In Oakland on Tuesday, officials said the Raiders were free to begin playing there early, even though it might compound the difficulty of arranging construction schedules for the planned $53.5-million expansion of Oakland-Alameda County Coliseum.

Oakland aides emphasized, however, that that city is doing nothing to tamper with the Raider-Coliseum contract. It is exclusively up to talks between the Raiders and the Coliseum Commission whether the Raiders buy themselves out of their lease early, they said.

Advertisement

Coliseum Commission President Matthew Grossman, meanwhile, said it may be difficult to negotiate an early termination of the Raiders’ lease in Los Angeles, given the $57-million suit that the commissioners have filed against the team.

As options are explored, special meetings were called for Thursday of both Mayor Tom Bradley’s business-oriented Committee to Support Professional Football and the Coliseum Commission.

Deputy Mayor Mark Fabiani said Bradley would outline for his committee, meeting for only the second time, the options he thinks Los Angeles has. “The mayor’s position is that the Coliseum Commission ought to go ahead with its renovation plans, so they’ll be ready for a new team, or in the small chance the Raiders’ move falls through,” Fabiani declared.

Getting ready for the future was also on the mind of Grossman. He said that when the commission meets, it will be to discuss the terms of a new agreement with the Coliseum’s lead private manager, Spectacor, whereby Spectacor would continue to spearhead planning for a privately financed stadium renovation “sufficient to attract a professional football team and to satisfy the needs of USC.”

Grossman said the commission will certainly want to go forward with an environmental impact report that it has already taken steps to commission on alternatives for improving the Coliseum.

As officials took the opening steps to try to recruit a new pro team, the man who was instrumental in recruiting the Raiders a decade ago, labor leader William Robertson, said he is not very optimistic about the prospects.

Advertisement

“We have two options--to try for an existing franchise or to seek an expansion franchise,” he said.
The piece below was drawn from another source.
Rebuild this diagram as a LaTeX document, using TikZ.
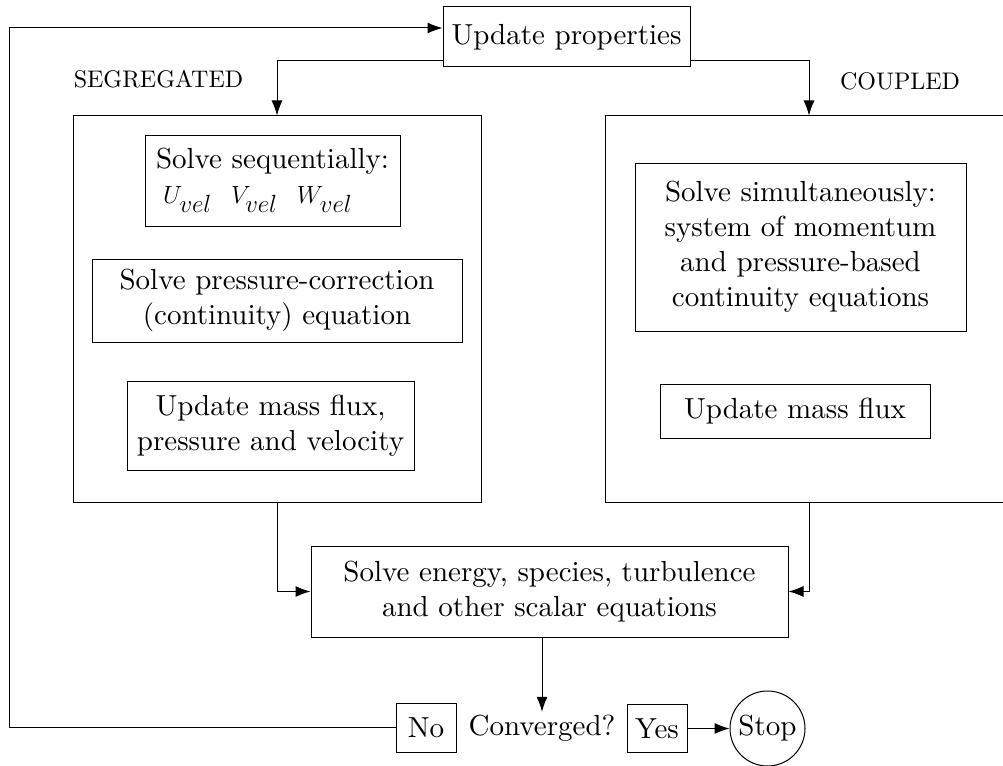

“Going off the track record of this Coliseum Commission in dealing with its tenants, I think any operator of an existing pro team would take a dim view of the prospects of moving to the Coliseum. And, as far as an expansion franchise, we have to remember the National Football League is not friendly to L.A. After all, we joined with the Raiders on the antitrust suit against the league and cost them millions.”

In Oakland on Tuesday, city aides were still marveling over the impassioned five-hour public hearing that had been held the night before the Alameda County Board of Supervisors and the Oakland City Council approved the Raider deal, both on split votes.

“We saw people at that hearing who never come to our council meetings,” said Carol McArthur, press secretary to Mayor Lionel Wilson.

At the hearing, hundreds of Raider supporters, mostly white working men and young people from blue-collar neighborhoods of Alameda, San Leandro, Hayward and other communities outside Oakland, were confronted by numerous residents of Oakland’s black ghetto and its predominantly white hillside neighborhoods who were passionately opposed to the Raider deal.

The Oakland Tribune found in a recent poll that 59% of those surveyed in Oakland thought it was “not important” to solicit the Raiders to come back, and scores of the 140 speakers at the public hearing Monday night took that position.

Advertisement

Gwendoline Bishop, from Oakland’s inner city, was one of many speakers who defied the jeers of Raider supporters to speak, telling the council members and supervisors: “I find it appalling that you would dare to waste our children’s future by putting $600 million into the Raiders instead of the schools. What an example you are setting for the children, bringing in a man who personifies greed.”

But Henry Bruno, who followed her, said, “A favorable vote tonight on this proposal will demonstrate that Oakland’s still a place where ideals live. Restore our heart and soul. Bring back the Raiders!”